When Is Probate Needed In Nevada?

| May 21, 2019 | Firm News

Many people wonder what will happen to their property after they die. Nevada refers to the transfer of a person’s property of their death as “probate.” How extensive the probate process is for your estate will depend on the value of your estate.

If your estate is smaller, your heirs can bypass the probate process if your estate is worth less than $25,000, contains no real estate holdings and is passing to a non-spouse. This amount changes to $100,000 if property is passing to a spouse. Your heirs can skip the courts with an Affidavit of Entitlement to receive assets in bank accounts, stocks, pensions and other accounts.

Larger estates require probate

The probate process becomes more complicated as estate values increase. Estates worth between $25,000 and $100,000 or estates containing real estate must go through the court process. However, this can still be a simple process since Nevada allows your heirs to petition the court to distribute your assets with no further hearings. The court then rules on how to distribute your non-real estate assets. Having fewer hearings is ideal because it saves time and money for everyone involved.

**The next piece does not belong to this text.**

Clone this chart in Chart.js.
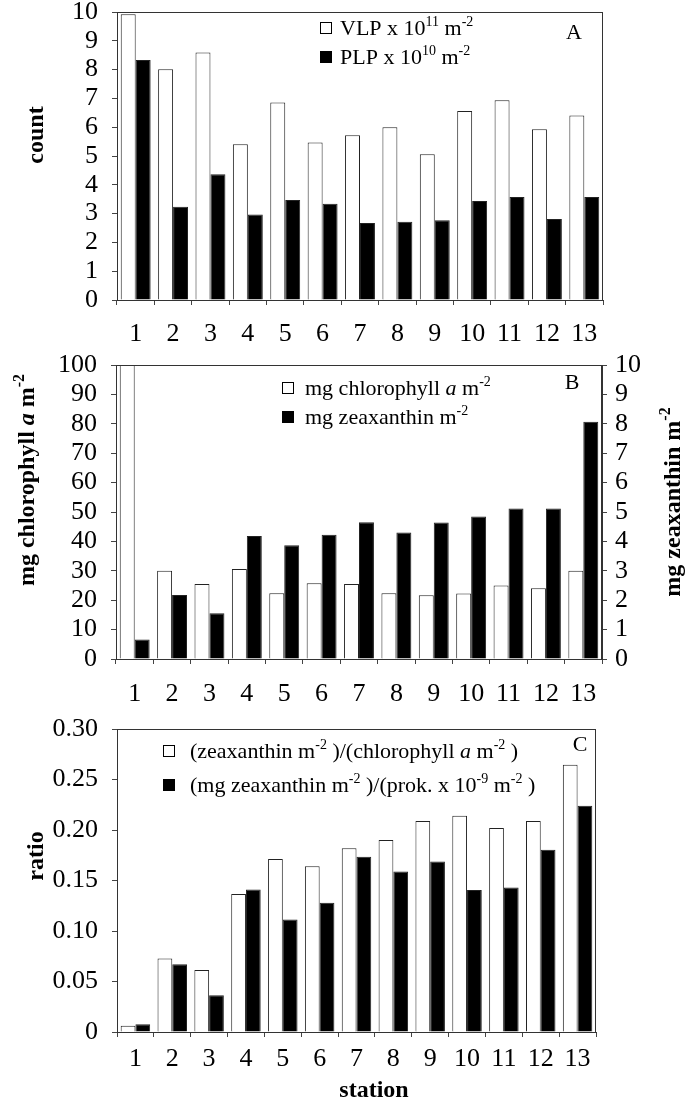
<!DOCTYPE html>
<html>
<head>
<meta charset="utf-8">
<script src="https://cdn.jsdelivr.net/npm/chart.js@4.4.1/dist/chart.umd.min.js"></script>
<style>
  html, body { margin: 0; padding: 0; background: #fff; }
  #wrap { position: relative; width: 696px; height: 1099px; }
  canvas { position: absolute; left: 0; }
</style>
</head>
<body>
<div id="wrap">
  <canvas id="chartA" width="696" height="345" style="top:0px"></canvas>
  <canvas id="chartB" width="696" height="360" style="top:345px"></canvas>
  <canvas id="chartC" width="696" height="394" style="top:705px"></canvas>
</div>
<script>
// stations along the x axis (shared by all three panels)
const stations = ['1', '2', '3', '4', '5', '6', '7', '8', '9', '10', '11', '12', '13'];

// panel A: counts
const vlpCount = [9.92, 8.01, 8.59, 5.41, 6.86, 5.47, 5.72, 6.0, 5.06, 6.56, 6.94, 5.93, 6.41];
const plpCount = [8.33, 3.24, 4.37, 2.97, 3.47, 3.34, 2.67, 2.72, 2.77, 3.44, 3.58, 2.81, 3.58];

// panel B: pigments (chlorophyll on left axis, zeaxanthin on right axis)
const chlorophyll = [100, 30.0, 25.5, 30.6, 22.4, 25.8, 25.5, 22.4, 21.7, 22.3, 25.0, 24.1, 30.0];
const zeaxanthin = [0.66, 2.18, 1.56, 4.18, 3.87, 4.23, 4.65, 4.30, 4.64, 4.85, 5.12, 5.12, 8.07];

// panel C: ratios
const ratioChl = [0.0063, 0.0728, 0.0615, 0.1366, 0.1713, 0.164, 0.182, 0.190, 0.209, 0.214, 0.202, 0.209, 0.2646];
const ratioProk = [0.0076, 0.067, 0.0364, 0.141, 0.1115, 0.128, 0.1736, 0.159, 0.1687, 0.1406, 0.143, 0.1805, 0.224];

// labels; ^..^ = superscript, *..* = italic
const legendA = ['VLP x 10^11^ m^-2^', 'PLP x 10^10^ m^-2^'];
const legendB = ['mg chlorophyll *a* m^-2^', 'mg zeaxanthin m^-2^'];
const legendC = ['(zeaxanthin m^-2^ )/(chlorophyll *a* m^-2^ )', '(mg zeaxanthin m^-2^ )/(prok. x 10^-9^ m^-2^ )'];

const FAMILY = '"Liberation Serif", "Times New Roman", serif';
Chart.defaults.font.family = FAMILY;
Chart.defaults.color = '#000';

function richParts(text) {
    return text.split(/(\^[^^]*\^|\*[^*]*\*)/).filter((s) => s).map((s) => {
        if (s[0] === '^') return { t: s.slice(1, -1), sup: true };
        if (s[0] === '*') return { t: s.slice(1, -1), italic: true };
        return { t: s };
    });
}

function drawRich(ctx, text, x, y, size, bold, align) {
    const parts = richParts(text);
    const fontOf = (p) => `${p.italic ? 'italic ' : ''}${bold ? 'bold ' : ''}${p.sup ? Math.round(size * 0.65) : size}px ${FAMILY}`;
    let width = 0;
    parts.forEach((p) => {
        ctx.font = fontOf(p);
        p.w = ctx.measureText(p.t).width;
        width += p.w;
    });
    let cx = align === 'center' ? x - width / 2 : x;
    const base = y + size * 0.33;
    ctx.textAlign = 'left';
    ctx.textBaseline = 'alphabetic';
    ctx.fillStyle = '#000';
    parts.forEach((p) => {
        ctx.font = fontOf(p);
        ctx.fillText(p.t, cx, p.sup ? base - size * 0.4 : base);
        cx += p.w;
    });
}

// frame, legend, panel letter and axis titles
const decor = {
    id: 'decor',
    afterDraw(chart, args, opts) {
        const ctx = chart.ctx;
        const area = chart.chartArea;
        ctx.save();
        ctx.strokeStyle = '#333';
        ctx.lineWidth = 1;
        ctx.strokeRect(Math.round(area.left) + 0.5, Math.round(area.top) + 0.5,
            Math.round(area.right - area.left) - 1, Math.round(area.bottom - area.top));

        chart.data.datasets.forEach((ds, i) => {
            const cy = opts.legendY + i * opts.legendGap;
            ctx.fillStyle = ds.backgroundColor;
            ctx.fillRect(opts.legendX, cy - 6, 12, 12);
            ctx.strokeStyle = '#000';
            ctx.strokeRect(opts.legendX + 0.5, cy - 6 + 0.5, 11, 11);
            drawRich(ctx, ds.label, opts.legendX + opts.textGap, cy, 22, false, 'left');
        });

        ctx.font = `22px ${FAMILY}`;
        ctx.textAlign = 'center';
        ctx.textBaseline = 'middle';
        ctx.fillStyle = '#000';
        ctx.fillText(opts.letter.text, opts.letter.x, opts.letter.y);

        opts.titles.forEach((t) => {
            ctx.save();
            ctx.translate(t.x, t.y);
            if (t.rotate) ctx.rotate(-Math.PI / 2);
            drawRich(ctx, t.text, 0, 0, 24, true, 'center');
            ctx.restore();
        });
        ctx.restore();
    },
};

function stationAxis(height, pad) {
    return {
        type: 'category',
        offset: true,
        grid: { display: true, drawOnChartArea: false, offset: true, tickLength: 5, color: '#444' },
        border: { display: true, color: '#333' },
        ticks: { font: { size: 26, lineHeight: 1 }, color: '#000', padding: pad, maxRotation: 0, autoSkip: false },
        afterFit: (scale) => {
            scale.height = height;
            scale.paddingLeft = 0;
            scale.paddingRight = 0;
        },
    };
}

function valueAxis(position, max, step, width, pad, format) {
    return {
        position,
        min: 0,
        max,
        grid: { drawOnChartArea: false, tickLength: 5, color: '#444' },
        border: { display: true, color: '#333' },
        ticks: {
            stepSize: step,
            autoSkip: false,
            font: { size: 26, lineHeight: 1 },
            color: '#000',
            padding: pad,
            callback: format,
        },
        afterFit: (scale) => {
            scale.width = width;
            scale.paddingTop = 0;
            scale.paddingBottom = 0;
        },
    };
}

function barSet(label, data, fill, axis) {
    const ds = {
        label,
        data,
        backgroundColor: fill,
        borderColor: '#222',
        borderWidth: 1,
        categoryPercentage: 0.8,
        barPercentage: 1.0,
    };
    if (axis) ds.yAxisID = axis;
    return ds;
}

const baseOptions = {
    responsive: false,
    animation: false,
    devicePixelRatio: 1,
    plugins: { legend: { display: false }, tooltip: { enabled: false } },
};

new Chart(document.getElementById('chartA'), {
    type: 'bar',
    data: {
        labels: stations,
        datasets: [barSet(legendA[0], vlpCount, '#fff'), barSet(legendA[1], plpCount, '#000')],
    },
    options: {
        ...baseOptions,
        layout: { padding: { top: 12, right: 93, left: 0, bottom: 0 } },
        scales: {
            x: stationAxis(45, 16),
            y: valueAxis('left', 10, 1, 117, 14),
        },
        plugins: {
            ...baseOptions.plugins,
            decor: {
                legendX: 320, textGap: 20, legendY: 28, legendGap: 29,
                letter: { text: 'A', x: 574, y: 33 },
                titles: [{ text: 'count', x: 35, y: 135, rotate: true }],
            },
        },
    },
    plugins: [decor],
});

new Chart(document.getElementById('chartB'), {
    type: 'bar',
    data: {
        labels: stations,
        datasets: [
            barSet(legendB[0], chlorophyll, '#fff', 'y'),
            barSet(legendB[1], zeaxanthin, '#000', 'y1'),
        ],
    },
    options: {
        ...baseOptions,
        layout: { padding: { top: 20, right: 0, left: 0, bottom: 0 } },
        scales: {
            x: stationAxis(46, 17),
            y: valueAxis('left', 100, 10, 116, 14),
            y1: valueAxis('right', 10, 1, 94, 8),
        },
        plugins: {
            ...baseOptions.plugins,
            decor: {
                legendX: 282, textGap: 23, legendY: 43, legendGap: 29,
                letter: { text: 'B', x: 572, y: 38 },
                titles: [
                    { text: 'mg chlorophyll *a* m^-2^', x: 26, y: 135, rotate: true },
                    { text: 'mg zeaxanthin m^-2^', x: 672, y: 157, rotate: true },
                ],
            },
        },
    },
    plugins: [decor],
});

new Chart(document.getElementById('chartC'), {
    type: 'bar',
    data: {
        labels: stations,
        datasets: [barSet(legendC[0], ratioChl, '#fff'), barSet(legendC[1], ratioProk, '#000')],
    },
    options: {
        ...baseOptions,
        layout: { padding: { top: 24, right: 100, left: 0, bottom: 0 } },
        scales: {
            x: stationAxis(67, 9),
            y: valueAxis('left', 0.3, 0.05, 117, 14, (v) => (v === 0 ? '0' : v.toFixed(2))),
        },
        plugins: {
            ...baseOptions.plugins,
            decor: {
                legendX: 163, textGap: 27, legendY: 46, legendGap: 34,
                letter: { text: 'C', x: 580, y: 40 },
                titles: [
                    { text: 'ratio', x: 35, y: 151, rotate: true },
                    { text: 'station', x: 374, y: 384, rotate: false },
                ],
            },
        },
    },
    plugins: [decor],
});
</script>
</body>
</html>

For larger estates worth more than $100,000, the process is more complicated. If your estate is worth between $100,000 and $300,000, the courts will process it through a Summary Administration, which just means a truncated process in comparison to full probate.

Courts use General Administration for estates valued for more than $300,000. In this process, a court will outline the authority and responsibilities for the executor of your will. With larger estates like these, the process is more extensive.

Making the probate process easier

Although you may not be there for your estate’s probate process, you can make the process easier for your heirs and beneficiaries. Having a good estate plan with a strong will and trust can help the probate process run smoother. Estate planning is partially about you, but it’s also about caring for your loved ones.